Many people who have been sexually abused define themselves through the lens of that abuse.  They believe that their sometimes addictive and chaotic behaviour is caused solely by their childhood sexual abuse experience.  Unfortunately for someone looking for a simple cause and effect explanation of why they do what they do today- it’s not that simple.

We have come to understand that our early childhood relationships with our core parent or caregiver (attachments) shape our brain patterns and our behaviours.  There are three different kinds of “attachment” strategies, which have a significant effect upon how resilient we can be in the face of future trauma, including childhood sexual abuse. These three ways that kids learn to cope with their parents exist as strategies to feel comfortable and secure.  Attachment theory is the study of these strategies and how they come to be. These concepts are being introduced here in hope that you will gain further self-understanding about your own patterns of behaviour.
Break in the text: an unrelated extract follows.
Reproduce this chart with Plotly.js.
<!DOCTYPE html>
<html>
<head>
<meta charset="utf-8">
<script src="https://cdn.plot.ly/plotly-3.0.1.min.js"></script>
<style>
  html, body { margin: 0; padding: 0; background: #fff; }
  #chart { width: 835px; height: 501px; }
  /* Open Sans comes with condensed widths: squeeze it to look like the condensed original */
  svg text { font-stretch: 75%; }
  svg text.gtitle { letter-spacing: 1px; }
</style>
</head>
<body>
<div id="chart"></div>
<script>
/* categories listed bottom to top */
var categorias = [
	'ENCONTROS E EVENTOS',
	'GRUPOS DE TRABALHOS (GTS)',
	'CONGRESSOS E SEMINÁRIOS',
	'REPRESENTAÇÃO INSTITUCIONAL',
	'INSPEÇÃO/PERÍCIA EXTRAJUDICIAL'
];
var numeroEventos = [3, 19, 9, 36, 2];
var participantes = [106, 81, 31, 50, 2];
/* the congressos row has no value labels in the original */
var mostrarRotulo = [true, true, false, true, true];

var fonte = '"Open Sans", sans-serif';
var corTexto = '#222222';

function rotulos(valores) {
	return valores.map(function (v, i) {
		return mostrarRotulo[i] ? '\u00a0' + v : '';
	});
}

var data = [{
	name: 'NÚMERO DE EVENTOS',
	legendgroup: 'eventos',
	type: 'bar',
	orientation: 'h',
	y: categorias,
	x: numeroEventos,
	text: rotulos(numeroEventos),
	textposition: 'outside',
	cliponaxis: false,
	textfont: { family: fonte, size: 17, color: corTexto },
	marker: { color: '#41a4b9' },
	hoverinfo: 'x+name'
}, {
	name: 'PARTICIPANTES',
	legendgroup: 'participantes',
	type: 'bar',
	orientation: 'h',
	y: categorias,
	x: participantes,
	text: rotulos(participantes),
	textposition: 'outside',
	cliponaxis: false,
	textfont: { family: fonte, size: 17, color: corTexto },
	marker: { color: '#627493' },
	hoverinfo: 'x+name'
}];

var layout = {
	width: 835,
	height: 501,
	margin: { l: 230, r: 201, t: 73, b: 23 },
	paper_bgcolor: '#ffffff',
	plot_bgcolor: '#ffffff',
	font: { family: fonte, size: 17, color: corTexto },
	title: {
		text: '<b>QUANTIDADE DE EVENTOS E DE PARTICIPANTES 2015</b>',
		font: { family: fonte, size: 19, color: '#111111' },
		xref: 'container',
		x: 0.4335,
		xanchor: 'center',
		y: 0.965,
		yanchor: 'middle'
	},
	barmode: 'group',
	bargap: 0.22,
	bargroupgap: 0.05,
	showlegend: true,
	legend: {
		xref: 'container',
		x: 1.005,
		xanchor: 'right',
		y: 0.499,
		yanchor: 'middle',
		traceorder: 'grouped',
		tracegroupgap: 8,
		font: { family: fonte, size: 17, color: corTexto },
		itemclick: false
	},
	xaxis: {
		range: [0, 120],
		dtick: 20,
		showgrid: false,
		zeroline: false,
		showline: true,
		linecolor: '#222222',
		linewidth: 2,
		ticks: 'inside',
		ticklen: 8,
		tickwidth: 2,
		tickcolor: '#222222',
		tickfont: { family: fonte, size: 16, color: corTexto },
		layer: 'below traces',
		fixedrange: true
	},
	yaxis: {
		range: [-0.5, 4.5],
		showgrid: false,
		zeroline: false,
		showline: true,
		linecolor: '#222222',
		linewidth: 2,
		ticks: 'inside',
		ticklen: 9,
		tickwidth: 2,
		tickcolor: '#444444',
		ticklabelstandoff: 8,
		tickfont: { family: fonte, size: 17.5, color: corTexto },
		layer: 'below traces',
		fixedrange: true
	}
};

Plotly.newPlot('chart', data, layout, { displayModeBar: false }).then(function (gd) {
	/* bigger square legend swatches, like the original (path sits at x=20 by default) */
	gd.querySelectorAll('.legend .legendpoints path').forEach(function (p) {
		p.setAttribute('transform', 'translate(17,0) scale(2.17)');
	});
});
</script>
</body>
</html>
For a newborn baby, survival is the name of the game. Aside from needing to eat and sleep, what they most require is to feel safe on all levels, especially emotionally.  Typically a loving, attentive primary caregiver provides a baby with that sense of security and safety.  Predictable care that sensitively meets a child’s needs allows them to feel loved and valued, molding healthy relationship styles for the years to come. The baby develops a sense of their own importance to others from these interactions; it gives them the foundation necessary to explore the world, learn and grow. This grounded sense of security is the basis of resilience to stress, like a protective factor preparing the child to weather the future storms of life.
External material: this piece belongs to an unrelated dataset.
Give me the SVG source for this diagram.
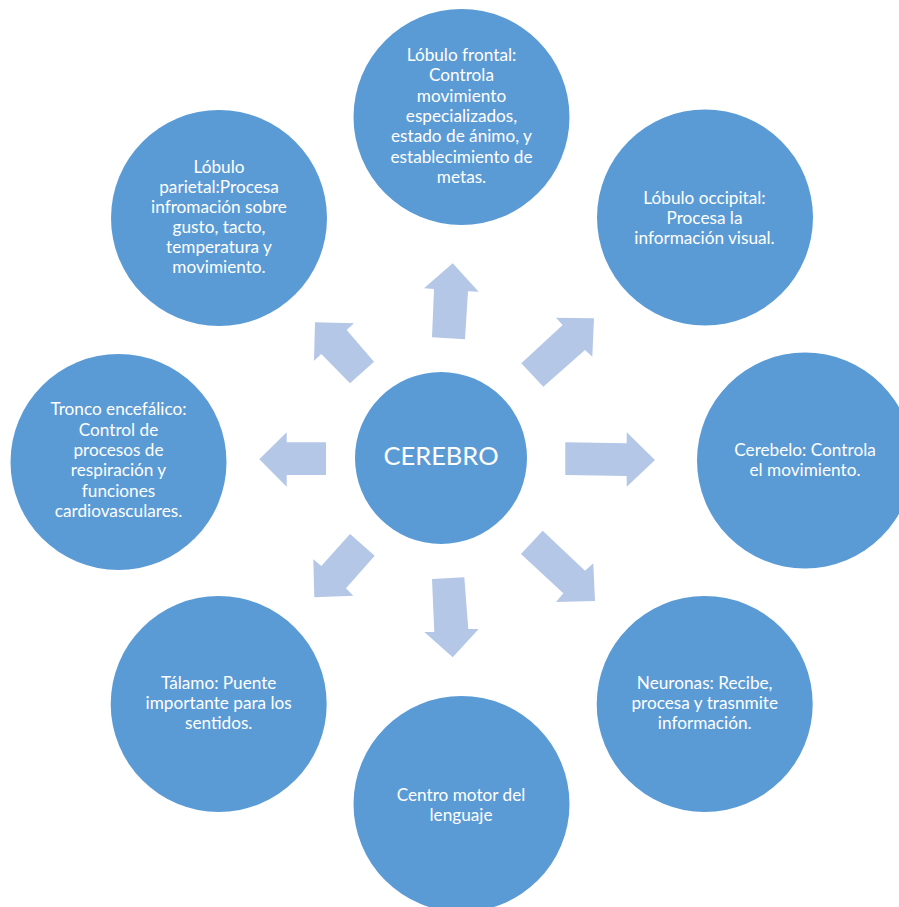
<svg xmlns="http://www.w3.org/2000/svg" width="899" height="907" viewBox="0 0 899 907">
<style>
.node circle{fill:#5B9BD5}
.node text{fill:#FFFFFF;font-family:Lato,"Liberation Sans",sans-serif;font-size:17.2px;text-anchor:middle}
#cerebro text{font-size:25.5px}
.arrow{fill:#B4C7E7}
</style>
<rect width="899" height="907" fill="#FFFFFF"/>
<g id="connectors">
<polygon class="arrow" points="432,337.3 434,289 424,288.3 452.7,263.3 478.7,291.7 468,291.3 465,339.3"/>
<polygon class="arrow" points="521.3,363.3 562.7,325 556,317.7 594,318.3 592.3,356.7 585,350 543.3,386.7"/>
<polygon class="arrow" points="565.3,442.3 626.7,443.3 626.7,432.3 655,460 626.7,486.7 626.7,476 565.3,475"/>
<polygon class="arrow" points="542.7,530.7 585,570.7 593.3,563.3 595,601 556,602 563.3,593.3 521,554"/>
<polygon class="arrow" points="464.3,577.3 468.3,629 478.7,629 452.7,657.3 424.3,632 434.3,632 432,579"/>
<polygon class="arrow" points="374.7,555.7 346,588.3 353.3,595.7 314.3,597.3 313.3,559.3 321.3,566 350,534"/>
<polygon class="arrow" points="326,475 286.7,475 286.7,486.7 259.3,459.3 286.7,432.3 286.7,442.3 326,442.3"/>
<polygon class="arrow" points="350,383.3 321.3,354 314,360.7 315,322.3 354,323.3 346.7,330 374,361.7"/>
</g>
<g id="cerebro" class="node">
<circle cx="441" cy="458" r="86"/>
<text x="441" y="464.5">CEREBRO</text>
</g>
<g id="frontal" class="node">
<circle cx="461.5" cy="117" r="108"/>
<text x="461.5" y="61">Lóbulo frontal:</text>
<text x="461.5" y="81.3">Controla</text>
<text x="461.5" y="101.6">movimiento</text>
<text x="461.5" y="121.9">especializados,</text>
<text x="461.5" y="142.2">estado de ánimo, y</text>
<text x="461.5" y="162.5">establecimiento de</text>
<text x="461.5" y="182.8">metas.</text>
</g>
<g id="occipital" class="node">
<circle cx="705" cy="217.5" r="108"/>
<text x="704.5" y="204">Lóbulo occipital:</text>
<text x="704.5" y="224">Procesa la</text>
<text x="704.5" y="244">información visual.</text>
</g>
<g id="cerebelo" class="node">
<circle cx="805" cy="460.5" r="108"/>
<text x="805" y="456">Cerebelo: Controla</text>
<text x="805" y="476">el movimiento.</text>
</g>
<g id="neuronas" class="node">
<circle cx="704.7" cy="704" r="108"/>
<text x="704.7" y="689">Neuronas: Recibe,</text>
<text x="704.7" y="709">procesa y trasnmite</text>
<text x="704.7" y="729">información.</text>
</g>
<g id="centro-motor" class="node">
<circle cx="461.5" cy="804" r="108"/>
<text x="461" y="800.7">Centro motor del</text>
<text x="461" y="820.5">lenguaje</text>
</g>
<g id="talamo" class="node">
<circle cx="218.7" cy="704" r="108"/>
<text x="218.7" y="689">Tálamo: Puente</text>
<text x="218.7" y="709">importante para los</text>
<text x="218.7" y="729.3">sentidos.</text>
</g>
<g id="tronco" class="node">
<circle cx="118.5" cy="462" r="108"/>
<text x="118.5" y="415">Tronco encefálico:</text>
<text x="118.5" y="435.5">Control de</text>
<text x="118.5" y="456">procesos de</text>
<text x="118.5" y="476.3">respiración y</text>
<text x="118.5" y="496.7">funciones</text>
<text x="118.5" y="516.8">cardiovasculares.</text>
</g>
<g id="parietal" class="node">
<circle cx="219" cy="218" r="108"/>
<text x="219" y="172.7">Lóbulo</text>
<text x="219" y="192.8">parietal:Procesa</text>
<text x="219" y="212.9">infromación sobre</text>
<text x="219" y="233">gusto, tacto,</text>
<text x="219" y="253.1">temperatura y</text>
<text x="219" y="273.3">movimiento.</text>
</g>
</svg>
When the caregiver’s natural response is to be “tuned into” their child, which means they pay attention in the moment to how the child is feeling as a direct result of their behaviour, then the child feels understood and connected to their parent.  This happens when the parent empathizes and places their mind “inside the mind of the child”.  Taking this perspective helps the parent to feel what their child is feeling and experiencing.  This requires that the parent be “present” and available to the child with their whole being at least some of the time.  This experience of attunement is at the heart of secure attachment. When a child experiences secure attachment at an early age, they are better able to balance their feelings and thoughts for clear communication and effective relationships throughout their lives. When the opposite is true for you, however, the odds are less in your favour.  The infant who is not securely attached will naturally seek to protect themselves from danger in other, not always healthy, ways.